Well, it’s not really profitable

14 years ago, I had enough. I was tired of working for other people because I wanted to bet on myself and not being told no, even by my wife (who didn’t think going on my own was smart). Before I went on my own, a buddy asked me to talk to a law firm partner, who said to justify a $150,000 salary for his firm, I needed to draw $400,000 in business. Like I’ve said many times before, if I could draw $400k in business, what did I need him for?

Consolidation in the retirement plan business is a sad concept to me because it means that people will lose their jobs. I worked for a third-party administrator and when we got purchased, I said that when there is a corporate transaction, change is inevitable. Of course, one of the employees ratted me out to the bosses and I was told I was running morale in a business with the worst morale. The problem with why there is consolidation is that bigger companies need to generate revenue and profits, lines of businesses that don’t generate enough revenue and profit are unloaded.
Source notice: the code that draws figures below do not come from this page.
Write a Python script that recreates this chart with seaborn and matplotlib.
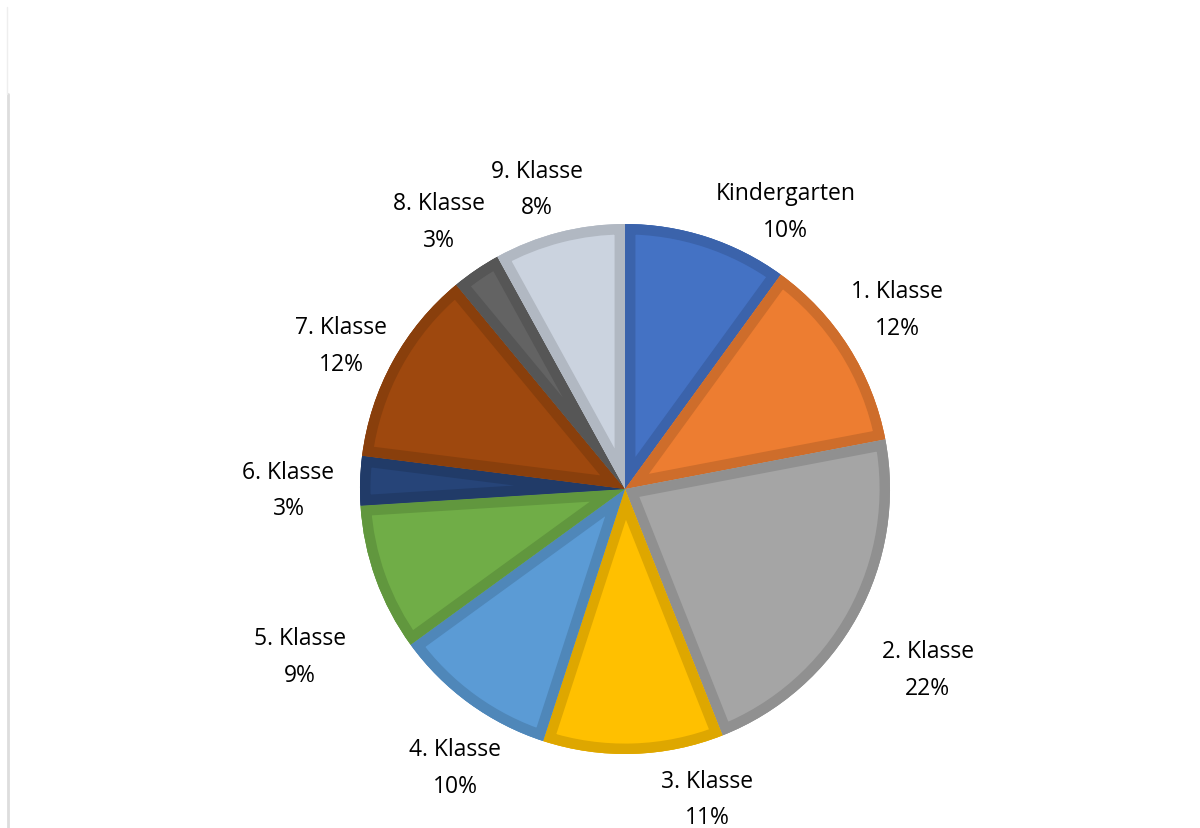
import matplotlib.pyplot as plt
import matplotlib.colors as mcolors
import numpy as np
import seaborn as sns
from matplotlib.lines import Line2D

klassen = ["Kindergarten", "1. Klasse", "2. Klasse", "3. Klasse", "4. Klasse",
           "5. Klasse", "6. Klasse", "7. Klasse", "8. Klasse", "9. Klasse"]
anteile = [10, 12, 22, 11, 10, 9, 3, 12, 3, 8]
farben = ["#4472C4", "#ED7D31", "#A5A5A5", "#FFC000", "#5B9BD5",
          "#70AD47", "#264478", "#9E480E", "#636363", "#CBD3DF"]

# label placement (Excel "best fit"): angle shift in degrees, distance in radii
label_shift = [-12, 1, -2, 13, 4.6, 7.5, 2, 2, 0.7, 2]
label_dist = [1.21, 1.23, 1.33, 1.21, 1.23, 1.38, 1.27, 1.20, 1.23, 1.18]

sns.set_theme(style="white")
plt.rcParams["font.family"] = ["Open Sans", "DejaVu Sans"]


def dunkler(c, f=0.87):
    r, g, b = mcolors.to_rgb(c)
    return (r * f, g * f, b * f)


fig = plt.figure(figsize=(12, 8.29), dpi=100)
ax = fig.add_axes([0, 0, 1, 1])

# dark base layer, so seams between clipped wedges show the border colour
ax.pie(anteile, colors=[dunkler(c) for c in farben], startangle=90,
       counterclock=False, wedgeprops=dict(linewidth=0))
wedges, _ = ax.pie(anteile, colors=farben, startangle=90, counterclock=False)

for w, c in zip(wedges, farben):
    w.set_edgecolor(dunkler(c))
    w.set_linewidth(15)
    w.set_clip_path(w)
    w.set_clip_on(True)

for w, k, a, s, d in zip(wedges, klassen, anteile, label_shift, label_dist):
    mitte = np.deg2rad((w.theta1 + w.theta2) / 2 + s)
    ax.text(d * np.cos(mitte), d * np.sin(mitte), f"{k}\n{a}%",
            ha="center", va="center", fontsize=16.5, linespacing=1.7, color="black")

# pixel scale: radius 265 px, center at (625, 490) from top
r = 265
ax.set_xlim(-625 / r, (1200 - 625) / r)
ax.set_ylim(-(829 - 490) / r, 490 / r)
ax.set_aspect("auto")
ax.axis("off")

fig.add_artist(Line2D([8 / 1200, 8 / 1200], [0, 1 - 95 / 829],
                      transform=fig.transFigure, color="#dddddd", lw=2))
fig.add_artist(Line2D([7 / 1200, 7 / 1200], [1 - 95 / 829, 1 - 8 / 829],
                      transform=fig.transFigure, color="#eeeeee", lw=1))

fig.savefig("out.png", dpi=100)
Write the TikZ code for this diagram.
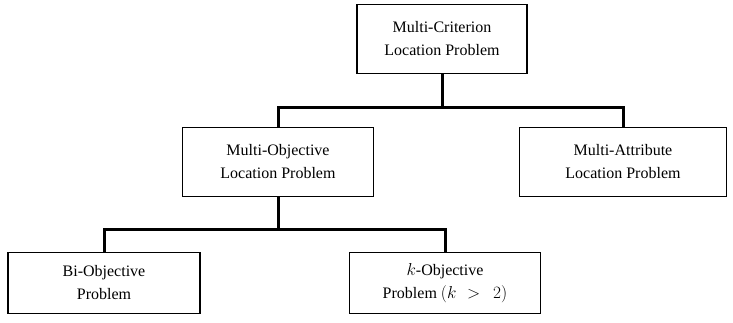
\documentclass[tikz,border=0pt]{standalone}
\usepackage{fontspec}
\setmainfont{Liberation Serif}
\usetikzlibrary{calc}
\tikzset{
  cbox/.style={draw, line width=1.3pt, align=center, inner sep=0pt,
    font=\fontsize{16}{23}\selectfont},
  conn/.style={line width=3pt}
}

\begin{document}
\begin{tikzpicture}[x=1pt, y=1pt]
\useasboundingbox (0,0) rectangle (733,-323);
% top level
\node[cbox, minimum width=170, minimum height=69] (mcl) at (442,-39)
  {Multi-Criterion\\Location Problem};
% second level
\node[cbox, minimum width=191, minimum height=69] (mol) at (278,-162)
  {Multi-Objective\\Location Problem};
\node[cbox, minimum width=207, minimum height=69] (mal) at (623,-162)
  {Multi-Attribute\\Location Problem};
% third level
\node[cbox, minimum width=192, minimum height=61] (bio) at (104,-283)
  {Bi-Objective\\Problem};
\node[cbox, minimum width=191, minimum height=61] (kob) at (445,-283)
  {$k$-Objective\\Problem $(k\hspace{6pt}>\hspace{8pt}2)$};
% tree connectors
\draw[conn] (mcl.south) -- ++(0,-33) -| (mol.north);
\draw[conn] (mcl.south) -- ++(0,-33) -| (mal.north);
\draw[conn] (mol.south) -- ++(0,-32) -| (bio.north);
\draw[conn] (mol.south) -- ++(0,-32) -| (kob.north);
\end{tikzpicture}
\end{document}
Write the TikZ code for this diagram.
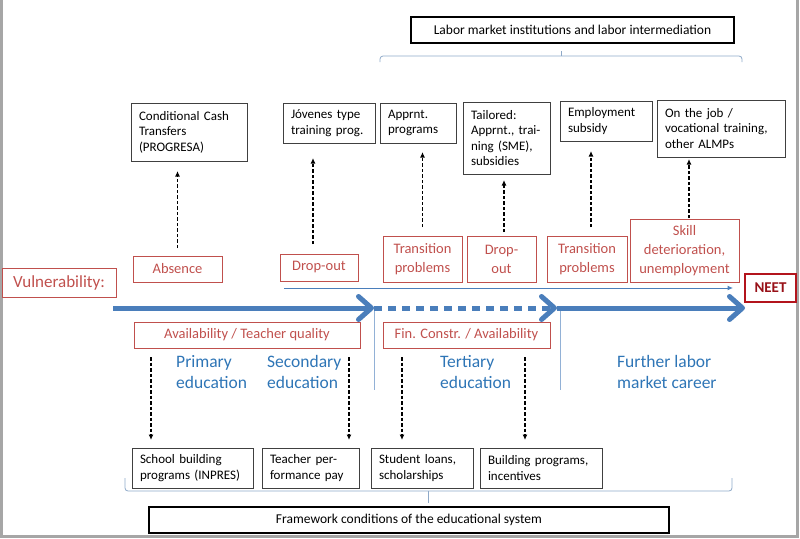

It’s why Proctor and Gamble gave up Folgers and Pringles.

I will be here until it’s time to go play golf full-time in Florida. I keep my expenses low, so the margins are still fine. Larger businesses have to have offices office staff, and overhead. It’s why that law firm is less than half the size it was in 2010. They eliminated law firm partners that had union clients when some unions were only getting charged $85 an hour. Every business with multiple lines will see what generates revenues and profits and what doesn’t. If your sole business is the retirement plan business, you don’t have that problem.